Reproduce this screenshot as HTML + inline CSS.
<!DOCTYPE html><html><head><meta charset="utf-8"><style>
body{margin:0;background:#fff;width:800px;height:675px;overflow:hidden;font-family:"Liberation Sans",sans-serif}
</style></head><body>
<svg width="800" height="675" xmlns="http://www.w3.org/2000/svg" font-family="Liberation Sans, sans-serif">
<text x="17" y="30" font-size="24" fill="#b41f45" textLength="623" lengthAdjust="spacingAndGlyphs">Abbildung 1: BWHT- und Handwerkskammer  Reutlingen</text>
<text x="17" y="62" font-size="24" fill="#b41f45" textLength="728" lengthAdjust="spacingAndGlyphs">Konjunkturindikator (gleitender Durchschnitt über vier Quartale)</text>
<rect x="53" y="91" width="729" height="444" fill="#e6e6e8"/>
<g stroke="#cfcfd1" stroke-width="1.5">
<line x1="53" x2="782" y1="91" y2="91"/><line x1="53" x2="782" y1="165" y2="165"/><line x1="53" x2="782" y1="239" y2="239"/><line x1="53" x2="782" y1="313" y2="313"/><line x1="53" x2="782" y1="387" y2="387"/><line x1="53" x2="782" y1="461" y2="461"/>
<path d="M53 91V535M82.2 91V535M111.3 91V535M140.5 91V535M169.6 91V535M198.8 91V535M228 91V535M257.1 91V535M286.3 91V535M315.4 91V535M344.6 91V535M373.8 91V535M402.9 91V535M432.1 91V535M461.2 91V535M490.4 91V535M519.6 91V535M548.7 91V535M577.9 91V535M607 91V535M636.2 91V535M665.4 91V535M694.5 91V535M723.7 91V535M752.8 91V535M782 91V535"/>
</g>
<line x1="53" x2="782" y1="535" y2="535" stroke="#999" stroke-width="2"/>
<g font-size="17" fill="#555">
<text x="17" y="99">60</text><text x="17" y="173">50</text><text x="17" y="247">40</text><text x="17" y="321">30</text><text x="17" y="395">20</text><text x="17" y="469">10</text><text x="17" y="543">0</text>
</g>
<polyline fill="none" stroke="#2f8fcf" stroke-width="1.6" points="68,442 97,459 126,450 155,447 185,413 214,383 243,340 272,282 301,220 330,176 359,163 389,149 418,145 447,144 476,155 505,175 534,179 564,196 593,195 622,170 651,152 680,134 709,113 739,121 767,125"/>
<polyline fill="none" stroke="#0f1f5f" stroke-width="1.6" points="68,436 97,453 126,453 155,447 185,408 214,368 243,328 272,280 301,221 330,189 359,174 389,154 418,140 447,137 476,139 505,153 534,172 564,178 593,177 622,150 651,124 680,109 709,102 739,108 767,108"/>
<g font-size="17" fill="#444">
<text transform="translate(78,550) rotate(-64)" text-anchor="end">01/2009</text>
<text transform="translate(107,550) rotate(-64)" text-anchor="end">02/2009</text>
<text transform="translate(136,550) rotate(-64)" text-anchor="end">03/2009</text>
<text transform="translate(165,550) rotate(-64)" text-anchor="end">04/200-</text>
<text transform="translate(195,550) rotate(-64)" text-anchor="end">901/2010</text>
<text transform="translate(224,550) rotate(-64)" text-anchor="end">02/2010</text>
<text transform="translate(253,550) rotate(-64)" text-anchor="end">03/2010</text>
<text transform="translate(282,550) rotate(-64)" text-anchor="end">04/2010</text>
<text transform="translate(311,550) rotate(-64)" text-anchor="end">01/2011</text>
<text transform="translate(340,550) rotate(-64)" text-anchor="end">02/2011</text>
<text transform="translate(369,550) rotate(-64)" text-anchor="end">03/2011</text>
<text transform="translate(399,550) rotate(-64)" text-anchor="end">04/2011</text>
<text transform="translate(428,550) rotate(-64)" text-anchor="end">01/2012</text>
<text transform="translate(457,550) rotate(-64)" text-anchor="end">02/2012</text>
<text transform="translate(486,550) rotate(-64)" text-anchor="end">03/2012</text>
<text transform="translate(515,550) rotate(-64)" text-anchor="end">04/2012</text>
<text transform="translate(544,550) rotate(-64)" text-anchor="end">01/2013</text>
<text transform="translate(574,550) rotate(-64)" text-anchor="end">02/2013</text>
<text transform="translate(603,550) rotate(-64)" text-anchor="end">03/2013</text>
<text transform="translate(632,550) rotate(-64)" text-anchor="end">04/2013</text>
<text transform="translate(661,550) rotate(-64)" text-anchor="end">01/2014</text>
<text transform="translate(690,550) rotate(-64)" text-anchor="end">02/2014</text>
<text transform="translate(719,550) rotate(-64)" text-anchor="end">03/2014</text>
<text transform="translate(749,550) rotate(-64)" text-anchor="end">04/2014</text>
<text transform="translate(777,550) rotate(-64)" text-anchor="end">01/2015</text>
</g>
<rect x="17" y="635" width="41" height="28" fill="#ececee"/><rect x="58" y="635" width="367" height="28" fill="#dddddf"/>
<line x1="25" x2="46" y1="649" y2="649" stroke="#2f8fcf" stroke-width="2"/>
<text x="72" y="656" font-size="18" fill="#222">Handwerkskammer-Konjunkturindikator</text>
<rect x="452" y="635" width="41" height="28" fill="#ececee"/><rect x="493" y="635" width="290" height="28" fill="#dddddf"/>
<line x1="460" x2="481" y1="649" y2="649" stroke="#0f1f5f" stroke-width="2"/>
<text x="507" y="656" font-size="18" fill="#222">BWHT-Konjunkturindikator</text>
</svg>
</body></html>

===

Short exercise: Repeat the material above in full, keeping every word.

Answer:
Reproduce this screenshot as HTML + inline CSS.
<!DOCTYPE html><html><head><meta charset="utf-8"><style>
body{margin:0;background:#fff;width:800px;height:675px;overflow:hidden;font-family:"Liberation Sans",sans-serif}
</style></head><body>
<svg width="800" height="675" xmlns="http://www.w3.org/2000/svg" font-family="Liberation Sans, sans-serif">
<text x="17" y="30" font-size="24" fill="#b41f45" textLength="623" lengthAdjust="spacingAndGlyphs">Abbildung 1: BWHT- und Handwerkskammer  Reutlingen</text>
<text x="17" y="62" font-size="24" fill="#b41f45" textLength="728" lengthAdjust="spacingAndGlyphs">Konjunkturindikator (gleitender Durchschnitt über vier Quartale)</text>
<rect x="53" y="91" width="729" height="444" fill="#e6e6e8"/>
<g stroke="#cfcfd1" stroke-width="1.5">
<line x1="53" x2="782" y1="91" y2="91"/><line x1="53" x2="782" y1="165" y2="165"/><line x1="53" x2="782" y1="239" y2="239"/><line x1="53" x2="782" y1="313" y2="313"/><line x1="53" x2="782" y1="387" y2="387"/><line x1="53" x2="782" y1="461" y2="461"/>
<path d="M53 91V535M82.2 91V535M111.3 91V535M140.5 91V535M169.6 91V535M198.8 91V535M228 91V535M257.1 91V535M286.3 91V535M315.4 91V535M344.6 91V535M373.8 91V535M402.9 91V535M432.1 91V535M461.2 91V535M490.4 91V535M519.6 91V535M548.7 91V535M577.9 91V535M607 91V535M636.2 91V535M665.4 91V535M694.5 91V535M723.7 91V535M752.8 91V535M782 91V535"/>
</g>
<line x1="53" x2="782" y1="535" y2="535" stroke="#999" stroke-width="2"/>
<g font-size="17" fill="#555">
<text x="17" y="99">60</text><text x="17" y="173">50</text><text x="17" y="247">40</text><text x="17" y="321">30</text><text x="17" y="395">20</text><text x="17" y="469">10</text><text x="17" y="543">0</text>
</g>
<polyline fill="none" stroke="#2f8fcf" stroke-width="1.6" points="68,442 97,459 126,450 155,447 185,413 214,383 243,340 272,282 301,220 330,176 359,163 389,149 418,145 447,144 476,155 505,175 534,179 564,196 593,195 622,170 651,152 680,134 709,113 739,121 767,125"/>
<polyline fill="none" stroke="#0f1f5f" stroke-width="1.6" points="68,436 97,453 126,453 155,447 185,408 214,368 243,328 272,280 301,221 330,189 359,174 389,154 418,140 447,137 476,139 505,153 534,172 564,178 593,177 622,150 651,124 680,109 709,102 739,108 767,108"/>
<g font-size="17" fill="#444">
<text transform="translate(78,550) rotate(-64)" text-anchor="end">01/2009</text>
<text transform="translate(107,550) rotate(-64)" text-anchor="end">02/2009</text>
<text transform="translate(136,550) rotate(-64)" text-anchor="end">03/2009</text>
<text transform="translate(165,550) rotate(-64)" text-anchor="end">04/200-</text>
<text transform="translate(195,550) rotate(-64)" text-anchor="end">901/2010</text>
<text transform="translate(224,550) rotate(-64)" text-anchor="end">02/2010</text>
<text transform="translate(253,550) rotate(-64)" text-anchor="end">03/2010</text>
<text transform="translate(282,550) rotate(-64)" text-anchor="end">04/2010</text>
<text transform="translate(311,550) rotate(-64)" text-anchor="end">01/2011</text>
<text transform="translate(340,550) rotate(-64)" text-anchor="end">02/2011</text>
<text transform="translate(369,550) rotate(-64)" text-anchor="end">03/2011</text>
<text transform="translate(399,550) rotate(-64)" text-anchor="end">04/2011</text>
<text transform="translate(428,550) rotate(-64)" text-anchor="end">01/2012</text>
<text transform="translate(457,550) rotate(-64)" text-anchor="end">02/2012</text>
<text transform="translate(486,550) rotate(-64)" text-anchor="end">03/2012</text>
<text transform="translate(515,550) rotate(-64)" text-anchor="end">04/2012</text>
<text transform="translate(544,550) rotate(-64)" text-anchor="end">01/2013</text>
<text transform="translate(574,550) rotate(-64)" text-anchor="end">02/2013</text>
<text transform="translate(603,550) rotate(-64)" text-anchor="end">03/2013</text>
<text transform="translate(632,550) rotate(-64)" text-anchor="end">04/2013</text>
<text transform="translate(661,550) rotate(-64)" text-anchor="end">01/2014</text>
<text transform="translate(690,550) rotate(-64)" text-anchor="end">02/2014</text>
<text transform="translate(719,550) rotate(-64)" text-anchor="end">03/2014</text>
<text transform="translate(749,550) rotate(-64)" text-anchor="end">04/2014</text>
<text transform="translate(777,550) rotate(-64)" text-anchor="end">01/2015</text>
</g>
<rect x="17" y="635" width="41" height="28" fill="#ececee"/><rect x="58" y="635" width="367" height="28" fill="#dddddf"/>
<line x1="25" x2="46" y1="649" y2="649" stroke="#2f8fcf" stroke-width="2"/>
<text x="72" y="656" font-size="18" fill="#222">Handwerkskammer-Konjunkturindikator</text>
<rect x="452" y="635" width="41" height="28" fill="#ececee"/><rect x="493" y="635" width="290" height="28" fill="#dddddf"/>
<line x1="460" x2="481" y1="649" y2="649" stroke="#0f1f5f" stroke-width="2"/>
<text x="507" y="656" font-size="18" fill="#222">BWHT-Konjunkturindikator</text>
</svg>
</body></html>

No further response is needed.